Return the lines that follow, exactly as they appear, from the first through the one containing "ax = fig.add_axes([0.3143, 0.0584, 0.6692, 0.8151])"; no pictures are to be included.
──────────────────────────────
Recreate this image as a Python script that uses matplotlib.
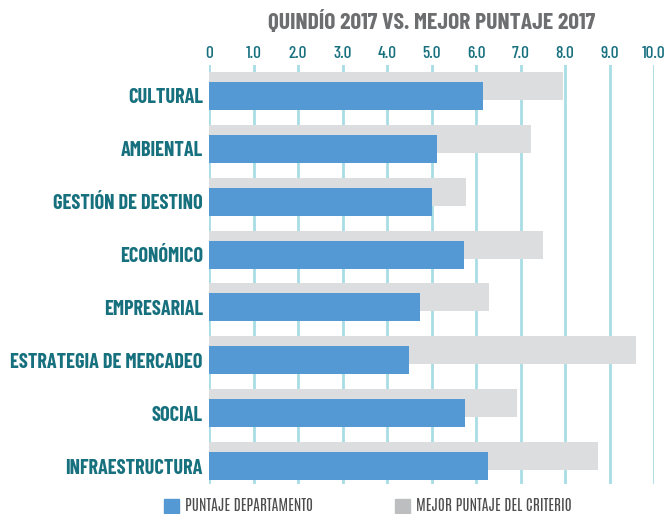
import matplotlib.pyplot as plt
from matplotlib.patches import Patch
import numpy as np

plt.rcParams['font.family'] = ['Barlow Condensed', 'DejaVu Sans']

categorias = ["CULTURAL", "AMBIENTAL", "GESTIÓN DE DESTINO", "ECONÓMICO",
              "EMPRESARIAL", "ESTRATEGIA DE MERCADEO", "SOCIAL", "INFRAESTRUCTURA"]
puntaje_depto = [6.15, 5.12, 5.01, 5.72, 4.73, 4.49, 5.76, 6.26]
mejor_puntaje = [7.95, 7.23, 5.77, 7.50, 6.29, 9.60, 6.91, 8.74]
ticks = np.arange(0, 11, 1)
tick_labels = ["0"] + [f"{t:.1f}" for t in ticks[1:]]

azul = "#5499d3"
gris = "#dcddde"
teal = "#17707e"
rejilla = "#a9dde5"

fig = plt.figure(figsize=(6.65, 5.14), dpi=100)
ax = fig.add_axes([0.3143, 0.0584, 0.6692, 0.8151])

y = np.arange(len(categorias))
# barra gris (mejor puntaje) desplazada hacia arriba, detrás de la azul
ax.barh(y - 0.19, mejor_puntaje, height=0.53, color=gris, zorder=2)
ax.barh(y, puntaje_depto, height=0.53, color=azul, zorder=3)

ax.set_xlim(0, 10)
ax.set_ylim(7.34, -0.586)
ax.set_xticks(ticks)
ax.set_xticklabels(tick_labels, fontweight=500)
ax.xaxis.tick_top()
ax.tick_params(axis="x", length=0, pad=3, labelsize=12.5, labelcolor=teal)
ax.set_yticks(y)
ax.set_yticklabels(categorias, fontweight=700, fontsize=14.6, color=teal)
ax.tick_params(axis="y", length=0, pad=4.5)
for t in ticks:
    ax.axvline(t, color=rejilla, lw=2, zorder=1)
for s in ax.spines.values():
    s.set_visible(False)

fig.text(0.649, 0.959, "QUINDÍO 2017 VS. MEJOR PUNTAJE 2017", ha="center", va="center",
         fontsize=17, fontweight=700, color="#6d6e70")

handles = [Patch(color=azul), Patch(color="#bcbec0")]
fig.legend(handles, ["PUNTAJE DEPARTAMENTO", "MEJOR PUNTAJE DEL CRITERIO"], ncol=2,
           loc="center left", bbox_to_anchor=(0.237, 0.016), frameon=False,
           prop={"family": ["Antonio", "DejaVu Sans"], "size": 11},
           labelcolor="#4d4d4f", handlelength=1.0, handleheight=1.0,
           handletextpad=0.4, columnspacing=5.35, borderaxespad=0)

fig.savefig("out.png", dpi=100)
──────────────────────────────
_Response to the exercise_
Recreate this image as a Python script that uses matplotlib.
import matplotlib.pyplot as plt
from matplotlib.patches import Patch
import numpy as np

plt.rcParams['font.family'] = ['Barlow Condensed', 'DejaVu Sans']

categorias = ["CULTURAL", "AMBIENTAL", "GESTIÓN DE DESTINO", "ECONÓMICO",
              "EMPRESARIAL", "ESTRATEGIA DE MERCADEO", "SOCIAL", "INFRAESTRUCTURA"]
puntaje_depto = [6.15, 5.12, 5.01, 5.72, 4.73, 4.49, 5.76, 6.26]
mejor_puntaje = [7.95, 7.23, 5.77, 7.50, 6.29, 9.60, 6.91, 8.74]
ticks = np.arange(0, 11, 1)
tick_labels = ["0"] + [f"{t:.1f}" for t in ticks[1:]]

azul = "#5499d3"
gris = "#dcddde"
teal = "#17707e"
rejilla = "#a9dde5"

fig = plt.figure(figsize=(6.65, 5.14), dpi=100)
ax = fig.add_axes([0.3143, 0.0584, 0.6692, 0.8151])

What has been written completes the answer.